>> start GIVEN DATA

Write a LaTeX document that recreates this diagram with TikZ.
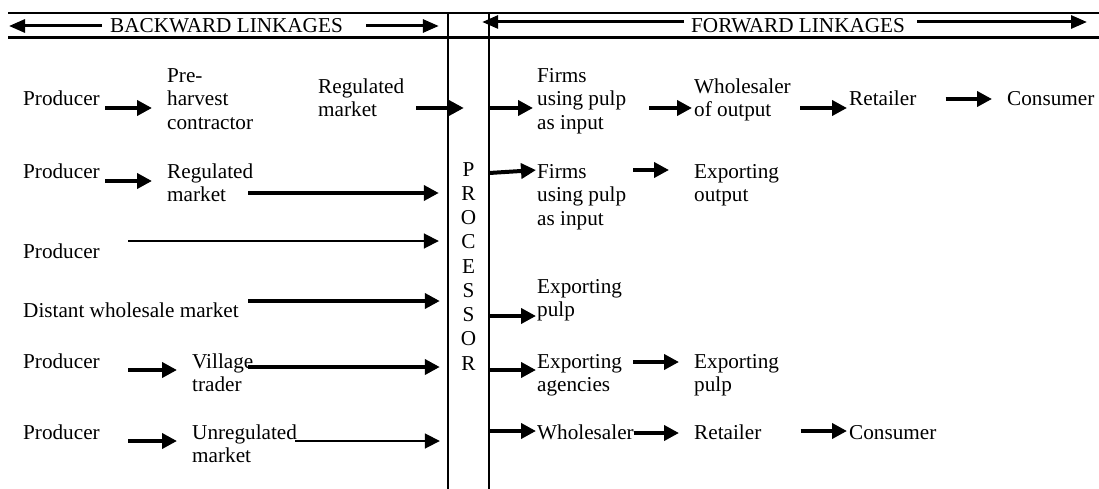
\documentclass[tikz,border=0pt]{standalone}
\usepackage{fontspec}
\setmainfont{Liberation Serif}
\usetikzlibrary{arrows.meta}
\newcommand\labfont{\fontsize{21.2}{23.5}\selectfont}
\newcommand\procfont{\fontsize{21.2}{24.25}\selectfont}
\newcommand\st{\rule{0pt}{15pt}}
\begin{document}
\begin{tikzpicture}[x=1pt,y=-1pt,
  lab/.style={inner sep=0pt, anchor=north west, align=left, font=\labfont},
  ta/.style={line width=4pt, -{Triangle[length=15pt,width=15pt]}},
  tn/.style={line width=1.8pt, -{Triangle[length=15pt,width=15pt]}},
  ha/.style={line width=3pt, -{Triangle[length=16pt,width=13pt]}},
  frame/.style={line width=2.2pt}]
\useasboundingbox (0,0) rectangle (1099,489);
% frame
\node[minimum width=41pt, minimum height=476pt, inner sep=0pt] (proc) at (468.5,251) {};
\draw[frame] (8,13) -- (1099,13);
\draw[frame] (8,37.5) -- (1099,37.5);
\draw[frame] (proc.north west) -- (proc.south west);
\draw[frame] (proc.north east) -- (proc.south east);
\node[inner sep=0pt, anchor=north, align=center, font=\procfont] (proctext) at (468.5,161) {\st P\\R\\O\\C\\E\\S\\S\\O\\R};
% header
\node[lab] (bw) at (110,17) {\st BACKWARD LINKAGES};
\node[lab] (fw) at (691,17) {\st FORWARD LINKAGES};
\coordinate (bwL) at (9,26);
\coordinate (fwR) at (1087,22);
\draw[ha, shorten <=8pt] (bw.west |- 0,26) -- (bwL);
\draw[ha, shorten <=23pt, shorten >=9pt] (bw.east |- 0,26) -- (proc.west |- 0,26);
\draw[ha, shorten <=7pt, shorten >=-7pt] (fw.west |- 0,22) -- (proc.east |- 0,22);
\draw[ha, shorten <=12pt] (fw.east |- 0,22) -- (fwR);
% row 1
\node[lab] (p1) at (23,90) {\st Producer};
\node[lab] (ph) at (167,67) {\st Pre-\\harvest\\contractor};
\node[lab] (rm1) at (318,78) {\st Regulated\\market};
\node[lab] (f1) at (537,67) {\st Firms\\using pulp\\as input};
\node[lab] (w1) at (694,78) {\st Wholesaler\\of output};
\node[lab] (r1) at (849,90) {\st Retailer};
\node[lab] (c1) at (1007,90) {\st Consumer};
% row 2
\node[lab] (p2) at (23,163) {\st Producer};
\node[lab] (rm2) at (167,163) {\st Regulated\\market};
\node[lab] (f2) at (537,163) {\st Firms\\using pulp\\as input};
\node[lab] (ex2) at (694,163) {\st Exporting\\output};
% row 3
\node[lab] (p3) at (23,243) {\st Producer};
% row 4
\node[lab] (dwm) at (23,302) {\st Distant wholesale market};
\node[lab] (exp4) at (537,278) {\st Exporting\\pulp};
% row 5
\node[lab] (p5) at (23,353) {\st Producer};
\node[lab] (vt) at (192,353) {\st Village\\trader};
\node[lab] (ea) at (537,353) {\st Exporting\\agencies};
\node[lab] (ep5) at (694,353) {\st Exporting\\pulp};
% row 6
\node[lab] (p6) at (23,424) {\st Producer};
\node[lab] (um) at (192,424) {\st Unregulated\\market};
\node[lab] (ws6) at (537,424) {\st Wholesaler};
\node[lab] (rt6) at (694,424) {\st Retailer};
\node[lab] (c6) at (849,424) {\st Consumer};
% connectors row 1
\draw[ta, shorten <=5.5pt, shorten >=15pt] (p1.east |- 0,108) -- (ph.west |- 0,108);
\draw[ta, shorten <=12pt, shorten >=-16pt] (rm1.east |- 0,108) -- (proc.west |- 0,108);
\draw[ta, shorten >=4pt] (proc.east |- 0,108) -- (f1.west |- 0,108);
\draw[ta, shorten <=23pt, shorten >=2pt] (f1.east |- 0,108) -- (w1.west |- 0,108);
\draw[ta, shorten <=9.5pt, shorten >=2pt] (w1.east |- 0,108) -- (r1.west |- 0,108);
\draw[ta, shorten <=29pt, shorten >=15pt] (r1.east |- 0,99) -- (c1.west |- 0,99);
% row 2
\draw[ta, shorten <=5.5pt, shorten >=15pt] (p2.east |- 0,181) -- (rm2.west |- 0,181);
\draw[ta, shorten <=-5pt, shorten >=9pt] (rm2.east |- 0,193) -- (proc.west |- 0,193);
\draw[ta, shorten >=1pt] (proc.east |- 0,173) -- (f2.west |- 0,170);
\draw[ta, shorten <=7pt, shorten >=25pt] (f2.east |- 0,170) -- (ex2.west |- 0,170);
% row 3
\draw[tn, shorten <=28.5pt, shorten >=9pt] (p3.east |- 0,241) -- (proc.west |- 0,241);
% row 4
\draw[ta, shorten <=9.5pt, shorten >=8pt] (dwm.east |- 0,301) -- (proc.west |- 0,301);
\draw[ta, shorten >=1pt] (proc.east |- 0,316) -- (exp4.west |- 0,316);
% row 5
\draw[ta, shorten <=28.5pt, shorten >=15pt] (p5.east |- 0,370) -- (vt.west |- 0,370);
\draw[ta, shorten <=-6pt, shorten >=8pt] (vt.east |- 0,367) -- (proc.west |- 0,367);
\draw[ta, shorten >=1pt] (proc.east |- 0,370) -- (ea.west |- 0,370);
\draw[ta, shorten <=11pt, shorten >=15pt] (ea.east |- 0,362) -- (ep5.west |- 0,362);
% row 6
\draw[ta, shorten <=28.5pt, shorten >=15pt] (p6.east |- 0,441) -- (um.west |- 0,441);
\draw[tn, shorten <=-2pt, shorten >=8pt] (um.east |- 0,441) -- (proc.west |- 0,441);
\draw[ta, shorten >=1pt] (proc.east |- 0,431) -- (ws6.west |- 0,431);
\draw[ta, shorten >=15pt] (ws6.east |- 0,433) -- (rt6.west |- 0,433);
\draw[ta, shorten <=39pt, shorten >=2pt] (rt6.east |- 0,431) -- (c6.west |- 0,431);
\end{tikzpicture}
\end{document}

>> end GIVEN DATA

_WHAT THIS TASK INVOLVES_: Every line of the data above should be quoted exactly. Omit the pictures.

_FINAL RESULT_:
Write a LaTeX document that recreates this diagram with TikZ.
\documentclass[tikz,border=0pt]{standalone}
\usepackage{fontspec}
\setmainfont{Liberation Serif}
\usetikzlibrary{arrows.meta}
\newcommand\labfont{\fontsize{21.2}{23.5}\selectfont}
\newcommand\procfont{\fontsize{21.2}{24.25}\selectfont}
\newcommand\st{\rule{0pt}{15pt}}
\begin{document}
\begin{tikzpicture}[x=1pt,y=-1pt,
  lab/.style={inner sep=0pt, anchor=north west, align=left, font=\labfont},
  ta/.style={line width=4pt, -{Triangle[length=15pt,width=15pt]}},
  tn/.style={line width=1.8pt, -{Triangle[length=15pt,width=15pt]}},
  ha/.style={line width=3pt, -{Triangle[length=16pt,width=13pt]}},
  frame/.style={line width=2.2pt}]
\useasboundingbox (0,0) rectangle (1099,489);
% frame
\node[minimum width=41pt, minimum height=476pt, inner sep=0pt] (proc) at (468.5,251) {};
\draw[frame] (8,13) -- (1099,13);
\draw[frame] (8,37.5) -- (1099,37.5);
\draw[frame] (proc.north west) -- (proc.south west);
\draw[frame] (proc.north east) -- (proc.south east);
\node[inner sep=0pt, anchor=north, align=center, font=\procfont] (proctext) at (468.5,161) {\st P\\R\\O\\C\\E\\S\\S\\O\\R};
% header
\node[lab] (bw) at (110,17) {\st BACKWARD LINKAGES};
\node[lab] (fw) at (691,17) {\st FORWARD LINKAGES};
\coordinate (bwL) at (9,26);
\coordinate (fwR) at (1087,22);
\draw[ha, shorten <=8pt] (bw.west |- 0,26) -- (bwL);
\draw[ha, shorten <=23pt, shorten >=9pt] (bw.east |- 0,26) -- (proc.west |- 0,26);
\draw[ha, shorten <=7pt, shorten >=-7pt] (fw.west |- 0,22) -- (proc.east |- 0,22);
\draw[ha, shorten <=12pt] (fw.east |- 0,22) -- (fwR);
% row 1
\node[lab] (p1) at (23,90) {\st Producer};
\node[lab] (ph) at (167,67) {\st Pre-\\harvest\\contractor};
\node[lab] (rm1) at (318,78) {\st Regulated\\market};
\node[lab] (f1) at (537,67) {\st Firms\\using pulp\\as input};
\node[lab] (w1) at (694,78) {\st Wholesaler\\of output};
\node[lab] (r1) at (849,90) {\st Retailer};
\node[lab] (c1) at (1007,90) {\st Consumer};
% row 2
\node[lab] (p2) at (23,163) {\st Producer};
\node[lab] (rm2) at (167,163) {\st Regulated\\market};
\node[lab] (f2) at (537,163) {\st Firms\\using pulp\\as input};
\node[lab] (ex2) at (694,163) {\st Exporting\\output};
% row 3
\node[lab] (p3) at (23,243) {\st Producer};
% row 4
\node[lab] (dwm) at (23,302) {\st Distant wholesale market};
\node[lab] (exp4) at (537,278) {\st Exporting\\pulp};
% row 5
\node[lab] (p5) at (23,353) {\st Producer};
\node[lab] (vt) at (192,353) {\st Village\\trader};
\node[lab] (ea) at (537,353) {\st Exporting\\agencies};
\node[lab] (ep5) at (694,353) {\st Exporting\\pulp};
% row 6
\node[lab] (p6) at (23,424) {\st Producer};
\node[lab] (um) at (192,424) {\st Unregulated\\market};
\node[lab] (ws6) at (537,424) {\st Wholesaler};
\node[lab] (rt6) at (694,424) {\st Retailer};
\node[lab] (c6) at (849,424) {\st Consumer};
% connectors row 1
\draw[ta, shorten <=5.5pt, shorten >=15pt] (p1.east |- 0,108) -- (ph.west |- 0,108);
\draw[ta, shorten <=12pt, shorten >=-16pt] (rm1.east |- 0,108) -- (proc.west |- 0,108);
\draw[ta, shorten >=4pt] (proc.east |- 0,108) -- (f1.west |- 0,108);
\draw[ta, shorten <=23pt, shorten >=2pt] (f1.east |- 0,108) -- (w1.west |- 0,108);
\draw[ta, shorten <=9.5pt, shorten >=2pt] (w1.east |- 0,108) -- (r1.west |- 0,108);
\draw[ta, shorten <=29pt, shorten >=15pt] (r1.east |- 0,99) -- (c1.west |- 0,99);
% row 2
\draw[ta, shorten <=5.5pt, shorten >=15pt] (p2.east |- 0,181) -- (rm2.west |- 0,181);
\draw[ta, shorten <=-5pt, shorten >=9pt] (rm2.east |- 0,193) -- (proc.west |- 0,193);
\draw[ta, shorten >=1pt] (proc.east |- 0,173) -- (f2.west |- 0,170);
\draw[ta, shorten <=7pt, shorten >=25pt] (f2.east |- 0,170) -- (ex2.west |- 0,170);
% row 3
\draw[tn, shorten <=28.5pt, shorten >=9pt] (p3.east |- 0,241) -- (proc.west |- 0,241);
% row 4
\draw[ta, shorten <=9.5pt, shorten >=8pt] (dwm.east |- 0,301) -- (proc.west |- 0,301);
\draw[ta, shorten >=1pt] (proc.east |- 0,316) -- (exp4.west |- 0,316);
% row 5
\draw[ta, shorten <=28.5pt, shorten >=15pt] (p5.east |- 0,370) -- (vt.west |- 0,370);
\draw[ta, shorten <=-6pt, shorten >=8pt] (vt.east |- 0,367) -- (proc.west |- 0,367);
\draw[ta, shorten >=1pt] (proc.east |- 0,370) -- (ea.west |- 0,370);
\draw[ta, shorten <=11pt, shorten >=15pt] (ea.east |- 0,362) -- (ep5.west |- 0,362);
% row 6
\draw[ta, shorten <=28.5pt, shorten >=15pt] (p6.east |- 0,441) -- (um.west |- 0,441);
\draw[tn, shorten <=-2pt, shorten >=8pt] (um.east |- 0,441) -- (proc.west |- 0,441);
\draw[ta, shorten >=1pt] (proc.east |- 0,431) -- (ws6.west |- 0,431);
\draw[ta, shorten >=15pt] (ws6.east |- 0,433) -- (rt6.west |- 0,433);
\draw[ta, shorten <=39pt, shorten >=2pt] (rt6.east |- 0,431) -- (c6.west |- 0,431);
\end{tikzpicture}
\end{document}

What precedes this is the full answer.